When Robert Sackville-West was writing Inheritance (2010), his history of Knole and the Sackvilles, he was ‘struck’, as he recalls in his new book, by the way that Sackvilles have ‘tended to take Italian or Spanish dancers as mistresses’. The most notable of these was Josefa Duran, the flamenco dancer known as ‘Pepita’.
A barber’s daughter, she was born in 1830 in the backstreets of Málaga — ‘Oh such a slum it is!’ observed her grand-daughter Vita Sackville-West, who wrote a biography of her, Pepita (1937).

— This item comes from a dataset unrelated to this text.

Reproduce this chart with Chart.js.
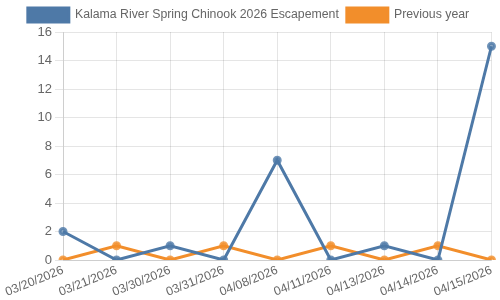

By the 1850s she was the toast of Europe, and in 1852 she began a liaison with Lionel Sackville-West, later the 2nd Lord Sackville, which lasted until her death in 1871. He bought her a house at Arcachon (‘one of Arcachon’s exclusive 19th-century villas’, as Robert Sackville-West puts it), and she bore him seven children, of whom five — Max, Victoria, Flora, Amalia and Henry — survived into adulthood.

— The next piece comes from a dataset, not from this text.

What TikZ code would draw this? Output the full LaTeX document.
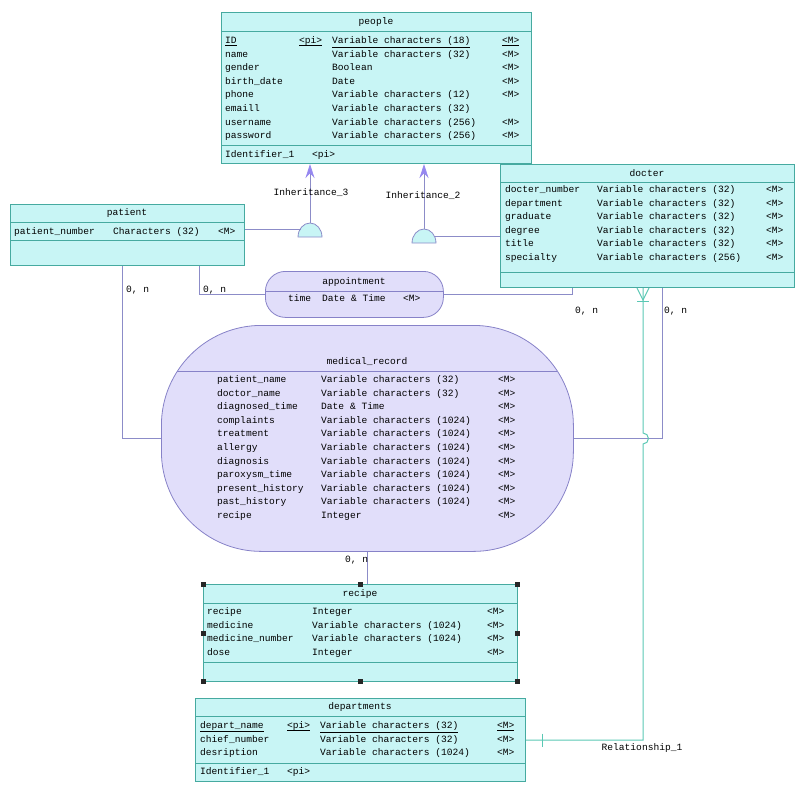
\documentclass[tikz,border=0pt]{standalone}
\usepackage{fontspec}
\setmonofont{Liberation Mono}
\usetikzlibrary{arrows.meta}
\definecolor{tblfill}{RGB}{200,245,245}
\definecolor{tbledge}{RGB}{70,170,160}
\definecolor{assocfill}{RGB}{225,222,250}
\definecolor{assocedge}{RGB}{135,130,200}
\definecolor{linkcol}{RGB}{140,140,200}
\definecolor{relcol}{RGB}{90,200,180}
\definecolor{arrowcol}{RGB}{150,135,240}
\tikzstyle{every node}=[font=\ttfamily\fontsize{9.6}{13.6}\selectfont, inner sep=0]
\tikzstyle{entity}=[draw=tbledge, fill=tblfill, line width=1, anchor=north west]
\tikzstyle{assoc}=[draw=assocedge, fill=assocfill, line width=0.8, anchor=north west]
\tikzstyle{coltext}=[anchor=north west, align=left]
\tikzstyle{title}=[anchor=base]
\tikzstyle{card}=[anchor=north west, execute at begin node=\strut]
\tikzstyle{link}=[draw=linkcol, line width=0.8]
\tikzstyle{rel}=[draw=relcol, line width=1]
\tikzstyle{inharrow}=[draw=linkcol, line width=0.8, -{Stealth[length=14,width=9,color=arrowcol,fill=arrowcol]}]
\tikzstyle{dome}=[draw=linkcol, fill=tblfill, line width=0.8]

\begin{document}
\begin{tikzpicture}[x=1pt, y=-1pt]
    \useasboundingbox (0,0) rectangle (800,800);
% Entities
    \node[entity, minimum width=310, minimum height=151] (people) at (221,12) {};
    \draw[tbledge] (221,31) -- (531,31);
    \draw[tbledge] (221,145) -- (531,145);
    \node[title] (people-t) at (376,24.5) {people};
    \node[coltext] (people-a) at (225,33.7) {\strut\underline{ID}\\name\\gender\\birth\_date\\phone\\emaill\\username\\password};
    \node[coltext] (people-k) at (299,33.7) {\strut\underline{<\smash{p}i>}};
    \node[coltext] (people-b) at (332,33.7) {\strut\underline{Variable characters (18)}\\Variable characters (32)\\Boolean\\Date\\Variable characters (12)\\Variable characters (32)\\Variable characters (256)\\Variable characters (256)};
    \node[coltext] (people-c) at (502,33.7) {\strut\underline{<M>}\\<M>\\<M>\\<M>\\<M>\\~\\<M>\\<M>};
    \node[coltext] (people-i) at (225,147.7) {\strut Identifier\_1};
    \node[coltext] (people-ik) at (312,147.7) {\strut <pi>};

    \node[entity, minimum width=234, minimum height=61] (patient) at (10,204) {};
    \draw[tbledge] (10,222) -- (244,222);
    \draw[tbledge] (10,240) -- (244,240);
    \node[title] (patient-t) at (127,215) {patient};
    \node[coltext] (patient-a) at (14,224.7) {\strut patient\_number};
    \node[coltext] (patient-b) at (113,224.7) {\strut Characters (32)};
    \node[coltext] (patient-c) at (218,224.7) {\strut <M>};

    \node[entity, minimum width=294, minimum height=123] (docter) at (500,164) {};
    \draw[tbledge] (500,182) -- (794,182);
    \draw[tbledge] (500,272) -- (794,272);
    \node[title] (docter-t) at (647,176) {docter};
    \node[coltext] (docter-a) at (505,182.7) {\strut docter\_number\\department\\graduate\\degree\\title\\specialty};
    \node[coltext] (docter-b) at (597,182.7) {\strut Variable characters (32)\\Variable characters (32)\\Variable characters (32)\\Variable characters (32)\\Variable characters (32)\\Variable characters (256)};
    \node[coltext] (docter-c) at (766,182.7) {\strut <M>\\<M>\\<M>\\<M>\\<M>\\<M>};

    \node[entity, minimum width=314, minimum height=97] (recipe) at (203,584) {};
    \draw[tbledge] (203,603) -- (517,603);
    \draw[tbledge] (203,662) -- (517,662);
    \node[title] (recipe-t) at (360,596.5) {recipe};
    \node[coltext] (recipe-a) at (207,604.7) {\strut recipe\\medicine\\medicine\_number\\dose};
    \node[coltext] (recipe-b) at (312,604.7) {\strut Integer\\Variable characters (1024)\\Variable characters (1024)\\Integer};
    \node[coltext] (recipe-c) at (487,604.7) {\strut <M>\\<M>\\<M>\\<M>};

    \node[entity, minimum width=330, minimum height=83] (dept) at (195,698) {};
    \draw[tbledge] (195,716) -- (525,716);
    \draw[tbledge] (195,763) -- (525,763);
    \node[title] (dept-t) at (360,709.5) {departments};
    \node[coltext] (dept-a) at (200,718.7) {\strut\underline{de\smash{p}art\_name}\\chief\_number\\desription};
    \node[coltext] (dept-k) at (287,718.7) {\strut\underline{<\smash{p}i>}};
    \node[coltext] (dept-b) at (320,718.7) {\strut\underline{Variable characters (32)}\\Variable characters (32)\\Variable characters (1024)};
    \node[coltext] (dept-c) at (497,718.7) {\strut\underline{<M>}\\<M>\\<M>};
    \node[coltext] (dept-i) at (200,764.7) {\strut Identifier\_1};
    \node[coltext] (dept-ik) at (287,764.7) {\strut <pi>};
% Associations
    \node[assoc, rounded corners=20, minimum width=178, minimum height=46] (appt) at (265,271) {};
    \draw[assocedge] (265,291) -- (443,291);
    \node[title] (appt-t) at (354,284.5) {appointment};
    \node[coltext] (appt-a) at (288,291.7) {\strut time};
    \node[coltext] (appt-b) at (322,291.7) {\strut Date \& Time};
    \node[coltext] (appt-c) at (403,291.7) {\strut <M>};

    \node[assoc, rounded corners=100, minimum width=412, minimum height=226] (mr) at (161,325) {};
    \draw[assocedge] (177,371) -- (557,371);
    \node[title] (mr-t) at (367,364.5) {medical\_record};
    \node[coltext] (mr-a) at (217,372.7) {\strut patient\_name\\doctor\_name\\diagnosed\_time\\complaints\\treatment\\allergy\\diagnosis\\paroxysm\_time\\present\_history\\past\_history\\recipe};
    \node[coltext] (mr-b) at (321,372.7) {\strut Variable characters (32)\\Variable characters (32)\\Date \& Time\\Variable characters (1024)\\Variable characters (1024)\\Variable characters (1024)\\Variable characters (1024)\\Variable characters (1024)\\Variable characters (1024)\\Variable characters (1024)\\Integer};
    \node[coltext] (mr-c) at (498,372.7) {\strut <M>\\<M>\\<M>\\<M>\\<M>\\<M>\\<M>\\<M>\\<M>\\<M>\\<M>};
% Selection handles
    \fill[black!85] (200.5,581.5) rectangle ++(5,5);
    \fill[black!85] (357.5,581.5) rectangle ++(5,5);
    \fill[black!85] (514.5,581.5) rectangle ++(5,5);
    \fill[black!85] (200.5,630.5) rectangle ++(5,5);
    \fill[black!85] (514.5,630.5) rectangle ++(5,5);
    \fill[black!85] (200.5,678.5) rectangle ++(5,5);
    \fill[black!85] (357.5,678.5) rectangle ++(5,5);
    \fill[black!85] (514.5,678.5) rectangle ++(5,5);
% Inheritances
    \coordinate (ih3) at (310,237);
    \coordinate (ih3w) at (301,229);
    \coordinate (ih2) at (424,243);
    \coordinate (ih2e) at (434,236);
    \draw[inharrow] (ih3) ++(0,-13) -- (ih3 |- people.south);
    \draw[inharrow] (ih2) ++(0,-13) -- (ih2 |- people.south);
    \filldraw[dome] (ih3) ++(-12,0) arc[x radius=12, y radius=14, start angle=180, end angle=360] -- cycle;
    \filldraw[dome] (ih2) ++(-12,0) arc[x radius=12, y radius=14, start angle=180, end angle=360] -- cycle;
    \draw[link] (patient.east |- ih3w) -- (ih3w);
    \draw[link] (ih2e) -- (ih2e -| docter.west);
    \node[title] (ih3-l) at (311,195.5) {Inheritance\_3};
    \node[title] (ih2-l) at (423,198.5) {Inheritance\_2};
% Links
    \draw[link] ([xshift=112]patient.south west) |- (mr.west);
    \draw[link] ([xshift=189]patient.south west) |- (appt.west);
    \draw[link] (appt.east) -| ([xshift=72]docter.south west);
    \draw[link] ([xshift=162]docter.south west) |- (mr.east);
    \draw[link] (mr.south) -- (mr.south |- recipe.north);
    \node[card] (c1) at (126,282.7) {0, n};
    \node[card] (c2) at (203,282.7) {0, n};
    \node[card] (c3) at (575,303.7) {0, n};
    \node[card] (c4) at (664,303.7) {0, n};
    \node[card] (c5) at (345,552.7) {0, n};
% Relationship
    \draw[rel] ([xshift=143]docter.south west) -- ++(0,145) arc[start angle=-90, end angle=90, radius=5.5] |- (dept.east);
    \draw[rel] ([xshift=137]docter.south west) -- ++(6,12) -- ++(6,-12);
    \draw[rel] ([xshift=137,yshift=-13]docter.south west) -- ++(12,0);
    \draw[rel] ([xshift=16,yshift=6.5]dept.east) -- ++(0,13);
    \node[title] (rel-l) at (642,750.5) {Relationship\_1};
\end{tikzpicture}
\end{document}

In Orlando (1928), Virginia Woolf’s romance about Knole and Vita, a deed of marriage is ‘drawn up, signed, and witnessed between his Lordship, Orlando, Knight of the Garter, etc, etc, etc., and Rosina Pepita, a dancer…’ But there was no such deed between Lionel and Pepita, who in 1851 had married Juan Antonio de Oliva, a fellow dancer, from whom she separated that year.

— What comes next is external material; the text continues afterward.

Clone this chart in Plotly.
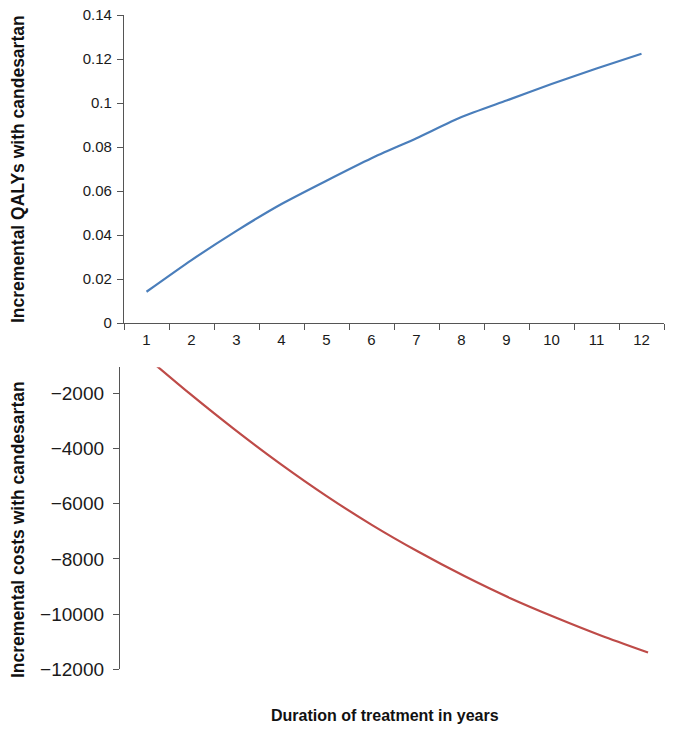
import plotly.graph_objects as go

# ---- data ----
years = ["1", "2", "3", "4", "5", "6", "7", "8", "9", "10", "11", "12"]
qalys = [0.0142, 0.0286, 0.0419, 0.0541, 0.0647, 0.0749, 0.0840, 0.0936, 0.1011, 0.1086, 0.1157, 0.1224]
costs = [-580, -1980, -3310, -4560, -5720, -6780, -7740, -8620, -9420, -10130, -10790, -11390]

qaly_ticks = [0, 0.02, 0.04, 0.06, 0.08, 0.10, 0.12, 0.14]
qaly_ticktext = ["0", "0.02", "0.04", "0.06", "0.08", "0.1", "0.12", "0.14"]
cost_ticks = [-12000, -10000, -8000, -6000, -4000, -2000]
cost_ticktext = ["\u221212000", "\u221210000", "\u22128000", "\u22126000", "\u22124000", "\u22122000"]

# body margin is removed in the page, so the figure fills the window exactly
OX, OY = 0, 0
W, H = 675 - OX, 734 - OY
FONT = "Liberation Sans, Arial, sans-serif"
AXCOL = "#555555"

def px_x(p):
    return (p - OX) / W

def px_y(p):
    return 1 - (p - OY) / H

fig = go.Figure()
fig.add_trace(go.Scatter(x=years, y=qalys, mode="lines",
                         line=dict(color="#4A7EBB", width=2.2, shape="spline", smoothing=0.6),
                         xaxis="x", yaxis="y", showlegend=False))
fig.add_trace(go.Scatter(x=years, y=costs, mode="lines",
                         line=dict(color="#BE4B48", width=2.2, shape="spline", smoothing=0.6),
                         xaxis="x2", yaxis="y2", showlegend=False))

fig.update_layout(
    width=W, height=H, autosize=False,
    margin=dict(l=0, r=0, t=0, b=0, pad=0, autoexpand=False),
    paper_bgcolor="white", plot_bgcolor="white",
    font=dict(family=FONT, color="#1a1a1a"),
    xaxis=dict(domain=[px_x(124), px_x(664)], type="category", anchor="y",
               range=[-0.5, 11.5], automargin=False, ticklabeloverflow="allow",
               showline=True, linecolor=AXCOL, linewidth=1.3,
               ticks="outside", tickson="boundaries", ticklen=6, tickcolor=AXCOL, tickwidth=1.3,
               ticklabelstandoff=3,
               showgrid=False, zeroline=False, tickfont=dict(size=15, family=FONT)),
    yaxis=dict(domain=[px_y(323), px_y(15)], range=[0, 0.14], anchor="x", automargin=False,
               ticklabeloverflow="allow",
               tickmode="array", tickvals=qaly_ticks, ticktext=qaly_ticktext,
               showline=True, linecolor=AXCOL, linewidth=1.3,
               ticks="outside", ticklen=6, tickcolor=AXCOL, tickwidth=1.3,
               ticklabelstandoff=2,
               showgrid=False, zeroline=False, tickfont=dict(size=15, family=FONT)),
    xaxis2=dict(domain=[px_x(120), px_x(671)], type="category", anchor="y2",
                range=[-0.5, 11.5], visible=False, automargin=False),
    yaxis2=dict(domain=[px_y(669.3), px_y(367.3)], range=[-12000, -1050], anchor="x2",
                automargin=False, ticklabeloverflow="allow",
                tickmode="array", tickvals=cost_ticks, ticktext=cost_ticktext,
                showline=True, linecolor=AXCOL, linewidth=1.3,
                ticks="outside", ticklen=6, tickcolor=AXCOL, tickwidth=1.3,
                ticklabelstandoff=5,
                showgrid=False, zeroline=False, tickfont=dict(size=19, family=FONT)),
    annotations=[
        dict(text="<b>Incremental QALYs with candesartan</b>", x=px_x(18), y=px_y(169),
             xref="paper", yref="paper", xanchor="center", yanchor="middle",
             textangle=-90, showarrow=False,
             font=dict(size=17.5, family=FONT, color="#111")),
        dict(text="<b>Incremental costs with candesartan</b>", x=px_x(18), y=px_y(530),
             xref="paper", yref="paper", xanchor="center", yanchor="middle",
             textangle=-90, showarrow=False,
             font=dict(size=17.5, family=FONT, color="#111")),
        dict(text="<b>Duration of treatment in years</b>", x=px_x(384.5), y=px_y(715),
             xref="paper", yref="paper", xanchor="center", yanchor="middle",
             showarrow=False,
             font=dict(size=16, family=FONT, color="#111")),
    ],
)

fig.write_html("out.html", config={"displayModeBar": False},
               post_script="document.body.style.margin='0';document.body.style.overflow='hidden';")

In letters to Pepita and others Lionel referred to her as his wife, and he signed the birth certificates of several of their children as her husband, and Flora’s marriage certificate. But, as he acknowledged, it had not been his ‘habit in life to read documents carefully before I signed them’; and when pressed about his marital status, as he eventually was under oath, his responses were hopelessly muddled:
I never described Pepita as my wife… I will not swear I never described her as my wife… I don’t recollect ever saying that I was the legitimate father of Flora.